■ TASK
Retype every line from the start of the data down to and including the line with "14.0, 13.98]". Skip the pictures.
* BEGIN SUPPLIED DATA *
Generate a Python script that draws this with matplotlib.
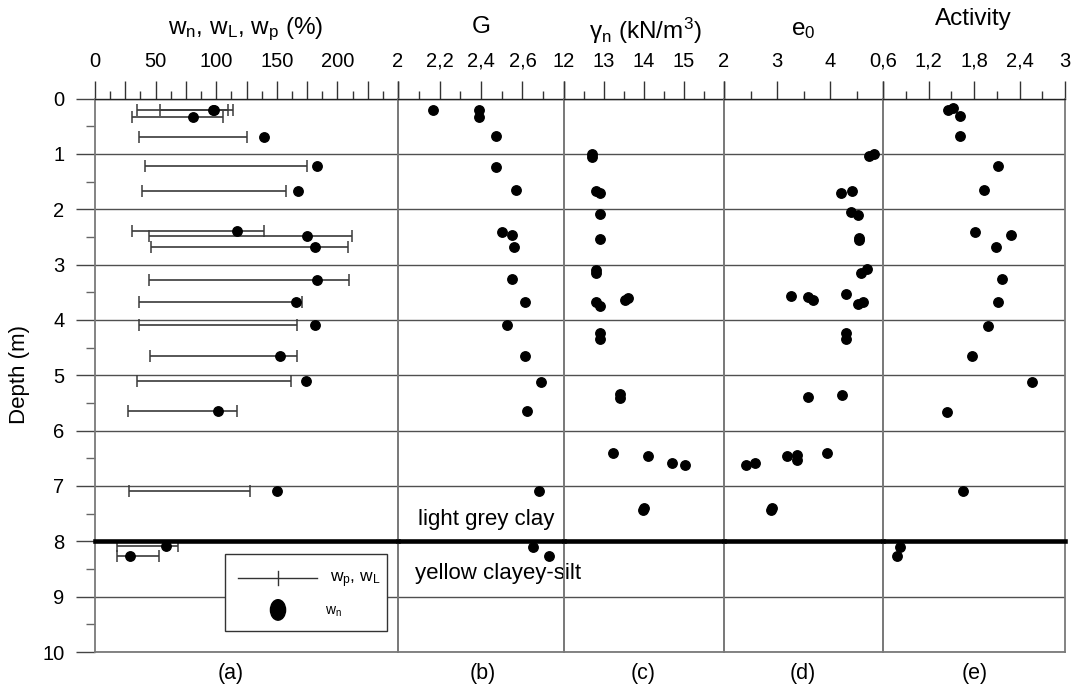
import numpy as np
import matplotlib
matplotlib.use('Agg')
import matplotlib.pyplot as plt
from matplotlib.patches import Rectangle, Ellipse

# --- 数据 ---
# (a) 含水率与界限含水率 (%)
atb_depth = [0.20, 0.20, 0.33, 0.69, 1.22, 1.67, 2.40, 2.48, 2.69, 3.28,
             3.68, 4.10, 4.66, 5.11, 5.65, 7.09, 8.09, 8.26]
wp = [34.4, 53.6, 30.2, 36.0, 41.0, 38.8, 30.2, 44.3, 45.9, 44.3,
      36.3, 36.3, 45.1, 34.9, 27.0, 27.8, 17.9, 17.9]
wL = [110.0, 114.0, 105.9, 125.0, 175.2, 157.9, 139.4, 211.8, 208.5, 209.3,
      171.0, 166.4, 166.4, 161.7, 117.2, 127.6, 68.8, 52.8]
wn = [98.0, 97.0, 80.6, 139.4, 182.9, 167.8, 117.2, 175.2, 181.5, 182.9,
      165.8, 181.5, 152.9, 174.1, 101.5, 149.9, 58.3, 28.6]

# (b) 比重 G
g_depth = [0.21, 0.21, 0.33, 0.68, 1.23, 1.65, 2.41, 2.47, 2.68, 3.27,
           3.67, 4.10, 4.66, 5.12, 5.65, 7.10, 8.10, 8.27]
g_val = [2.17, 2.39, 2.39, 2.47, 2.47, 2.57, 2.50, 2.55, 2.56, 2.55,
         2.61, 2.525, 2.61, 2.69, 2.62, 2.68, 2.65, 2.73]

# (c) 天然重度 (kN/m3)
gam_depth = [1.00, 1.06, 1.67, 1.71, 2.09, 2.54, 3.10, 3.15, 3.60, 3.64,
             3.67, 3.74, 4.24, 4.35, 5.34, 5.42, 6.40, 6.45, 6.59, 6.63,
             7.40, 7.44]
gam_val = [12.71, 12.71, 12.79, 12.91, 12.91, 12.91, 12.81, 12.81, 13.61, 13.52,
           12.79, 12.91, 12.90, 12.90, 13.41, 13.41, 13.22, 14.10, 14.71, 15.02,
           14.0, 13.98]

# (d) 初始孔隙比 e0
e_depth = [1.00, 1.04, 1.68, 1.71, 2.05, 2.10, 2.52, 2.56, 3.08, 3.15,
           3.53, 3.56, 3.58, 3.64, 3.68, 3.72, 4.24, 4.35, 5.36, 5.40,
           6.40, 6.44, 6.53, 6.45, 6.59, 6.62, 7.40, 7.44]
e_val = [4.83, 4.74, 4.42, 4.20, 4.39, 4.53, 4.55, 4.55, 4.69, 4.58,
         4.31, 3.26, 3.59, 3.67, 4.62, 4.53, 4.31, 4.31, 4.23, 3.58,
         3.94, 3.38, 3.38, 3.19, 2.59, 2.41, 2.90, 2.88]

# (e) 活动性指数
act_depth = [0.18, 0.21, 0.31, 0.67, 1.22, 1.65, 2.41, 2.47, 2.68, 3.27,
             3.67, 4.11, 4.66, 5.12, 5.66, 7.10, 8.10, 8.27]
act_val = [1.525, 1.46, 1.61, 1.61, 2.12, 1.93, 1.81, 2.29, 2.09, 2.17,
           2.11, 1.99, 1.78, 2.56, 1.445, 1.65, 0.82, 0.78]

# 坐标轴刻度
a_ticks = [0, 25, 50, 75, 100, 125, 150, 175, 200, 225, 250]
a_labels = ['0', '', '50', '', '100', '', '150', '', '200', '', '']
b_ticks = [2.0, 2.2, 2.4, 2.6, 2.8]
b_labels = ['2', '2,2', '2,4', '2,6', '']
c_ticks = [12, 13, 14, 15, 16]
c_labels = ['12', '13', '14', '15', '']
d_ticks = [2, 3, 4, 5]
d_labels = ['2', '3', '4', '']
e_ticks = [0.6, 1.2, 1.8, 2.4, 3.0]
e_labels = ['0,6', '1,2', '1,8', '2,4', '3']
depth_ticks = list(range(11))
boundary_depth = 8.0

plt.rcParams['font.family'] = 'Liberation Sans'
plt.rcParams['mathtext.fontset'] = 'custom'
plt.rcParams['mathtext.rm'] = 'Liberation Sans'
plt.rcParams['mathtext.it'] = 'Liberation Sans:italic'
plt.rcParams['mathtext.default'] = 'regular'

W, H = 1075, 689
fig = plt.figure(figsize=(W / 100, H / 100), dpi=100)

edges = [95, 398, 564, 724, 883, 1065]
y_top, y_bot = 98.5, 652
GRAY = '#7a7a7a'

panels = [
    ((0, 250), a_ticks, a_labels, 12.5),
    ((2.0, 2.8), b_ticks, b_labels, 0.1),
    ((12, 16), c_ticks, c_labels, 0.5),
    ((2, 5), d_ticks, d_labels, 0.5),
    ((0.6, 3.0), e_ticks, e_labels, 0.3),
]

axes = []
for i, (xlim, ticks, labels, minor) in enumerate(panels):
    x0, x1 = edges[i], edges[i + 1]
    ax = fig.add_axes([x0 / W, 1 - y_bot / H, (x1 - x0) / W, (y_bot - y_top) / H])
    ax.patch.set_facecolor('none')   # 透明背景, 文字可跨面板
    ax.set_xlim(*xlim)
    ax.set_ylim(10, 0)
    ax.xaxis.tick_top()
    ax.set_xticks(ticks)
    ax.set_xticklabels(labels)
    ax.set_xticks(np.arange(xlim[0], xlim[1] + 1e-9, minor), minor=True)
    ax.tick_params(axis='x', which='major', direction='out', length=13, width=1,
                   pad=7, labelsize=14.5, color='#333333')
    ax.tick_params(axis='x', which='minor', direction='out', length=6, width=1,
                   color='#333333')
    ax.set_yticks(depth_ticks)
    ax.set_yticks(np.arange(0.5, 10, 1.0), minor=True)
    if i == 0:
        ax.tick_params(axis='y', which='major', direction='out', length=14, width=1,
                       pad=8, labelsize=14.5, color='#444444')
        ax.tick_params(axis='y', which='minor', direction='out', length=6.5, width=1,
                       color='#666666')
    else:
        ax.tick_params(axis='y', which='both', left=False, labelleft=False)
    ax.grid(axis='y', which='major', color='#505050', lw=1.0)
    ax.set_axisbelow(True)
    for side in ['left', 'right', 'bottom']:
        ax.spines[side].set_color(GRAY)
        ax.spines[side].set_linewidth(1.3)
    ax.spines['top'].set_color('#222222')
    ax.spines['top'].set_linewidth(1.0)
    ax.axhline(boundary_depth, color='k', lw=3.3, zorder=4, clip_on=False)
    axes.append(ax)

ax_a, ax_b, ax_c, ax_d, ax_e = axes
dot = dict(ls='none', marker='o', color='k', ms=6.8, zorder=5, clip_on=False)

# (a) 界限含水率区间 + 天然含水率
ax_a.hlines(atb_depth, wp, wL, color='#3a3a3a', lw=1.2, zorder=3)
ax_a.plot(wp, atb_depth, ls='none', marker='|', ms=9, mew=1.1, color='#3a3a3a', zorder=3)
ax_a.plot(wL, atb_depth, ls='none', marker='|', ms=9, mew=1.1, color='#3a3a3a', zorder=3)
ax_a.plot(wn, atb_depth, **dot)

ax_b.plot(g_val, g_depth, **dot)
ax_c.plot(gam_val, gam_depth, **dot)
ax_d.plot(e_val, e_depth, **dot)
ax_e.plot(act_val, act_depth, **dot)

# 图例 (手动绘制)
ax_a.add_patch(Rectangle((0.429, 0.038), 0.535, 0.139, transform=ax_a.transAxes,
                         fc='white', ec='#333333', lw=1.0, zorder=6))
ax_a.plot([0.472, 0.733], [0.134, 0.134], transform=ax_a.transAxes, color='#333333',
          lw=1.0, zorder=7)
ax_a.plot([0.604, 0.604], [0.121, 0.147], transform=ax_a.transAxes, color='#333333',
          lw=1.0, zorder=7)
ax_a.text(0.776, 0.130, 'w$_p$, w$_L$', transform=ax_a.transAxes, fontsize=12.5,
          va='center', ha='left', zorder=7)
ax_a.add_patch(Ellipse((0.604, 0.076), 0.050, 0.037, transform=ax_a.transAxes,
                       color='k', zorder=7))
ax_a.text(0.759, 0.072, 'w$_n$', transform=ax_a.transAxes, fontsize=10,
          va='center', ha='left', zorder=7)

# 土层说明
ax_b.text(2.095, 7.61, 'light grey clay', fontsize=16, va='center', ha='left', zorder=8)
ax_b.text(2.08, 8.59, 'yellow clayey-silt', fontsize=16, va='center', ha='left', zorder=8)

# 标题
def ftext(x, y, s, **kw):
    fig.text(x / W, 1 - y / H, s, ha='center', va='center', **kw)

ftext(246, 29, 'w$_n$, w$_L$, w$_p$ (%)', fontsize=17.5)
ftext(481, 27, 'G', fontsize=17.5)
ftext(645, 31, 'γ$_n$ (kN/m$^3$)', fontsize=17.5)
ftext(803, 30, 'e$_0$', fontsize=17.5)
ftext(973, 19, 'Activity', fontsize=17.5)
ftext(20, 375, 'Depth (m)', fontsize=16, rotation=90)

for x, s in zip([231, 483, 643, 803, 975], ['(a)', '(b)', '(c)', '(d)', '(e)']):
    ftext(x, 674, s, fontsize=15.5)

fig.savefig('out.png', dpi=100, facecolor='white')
* END SUPPLIED DATA *
■ EXERCISE SOLUTION
Generate a Python script that draws this with matplotlib.
import numpy as np
import matplotlib
matplotlib.use('Agg')
import matplotlib.pyplot as plt
from matplotlib.patches import Rectangle, Ellipse

# --- 数据 ---
# (a) 含水率与界限含水率 (%)
atb_depth = [0.20, 0.20, 0.33, 0.69, 1.22, 1.67, 2.40, 2.48, 2.69, 3.28,
             3.68, 4.10, 4.66, 5.11, 5.65, 7.09, 8.09, 8.26]
wp = [34.4, 53.6, 30.2, 36.0, 41.0, 38.8, 30.2, 44.3, 45.9, 44.3,
      36.3, 36.3, 45.1, 34.9, 27.0, 27.8, 17.9, 17.9]
wL = [110.0, 114.0, 105.9, 125.0, 175.2, 157.9, 139.4, 211.8, 208.5, 209.3,
      171.0, 166.4, 166.4, 161.7, 117.2, 127.6, 68.8, 52.8]
wn = [98.0, 97.0, 80.6, 139.4, 182.9, 167.8, 117.2, 175.2, 181.5, 182.9,
      165.8, 181.5, 152.9, 174.1, 101.5, 149.9, 58.3, 28.6]

# (b) 比重 G
g_depth = [0.21, 0.21, 0.33, 0.68, 1.23, 1.65, 2.41, 2.47, 2.68, 3.27,
           3.67, 4.10, 4.66, 5.12, 5.65, 7.10, 8.10, 8.27]
g_val = [2.17, 2.39, 2.39, 2.47, 2.47, 2.57, 2.50, 2.55, 2.56, 2.55,
         2.61, 2.525, 2.61, 2.69, 2.62, 2.68, 2.65, 2.73]

# (c) 天然重度 (kN/m3)
gam_depth = [1.00, 1.06, 1.67, 1.71, 2.09, 2.54, 3.10, 3.15, 3.60, 3.64,
             3.67, 3.74, 4.24, 4.35, 5.34, 5.42, 6.40, 6.45, 6.59, 6.63,
             7.40, 7.44]
gam_val = [12.71, 12.71, 12.79, 12.91, 12.91, 12.91, 12.81, 12.81, 13.61, 13.52,
           12.79, 12.91, 12.90, 12.90, 13.41, 13.41, 13.22, 14.10, 14.71, 15.02,
           14.0, 13.98]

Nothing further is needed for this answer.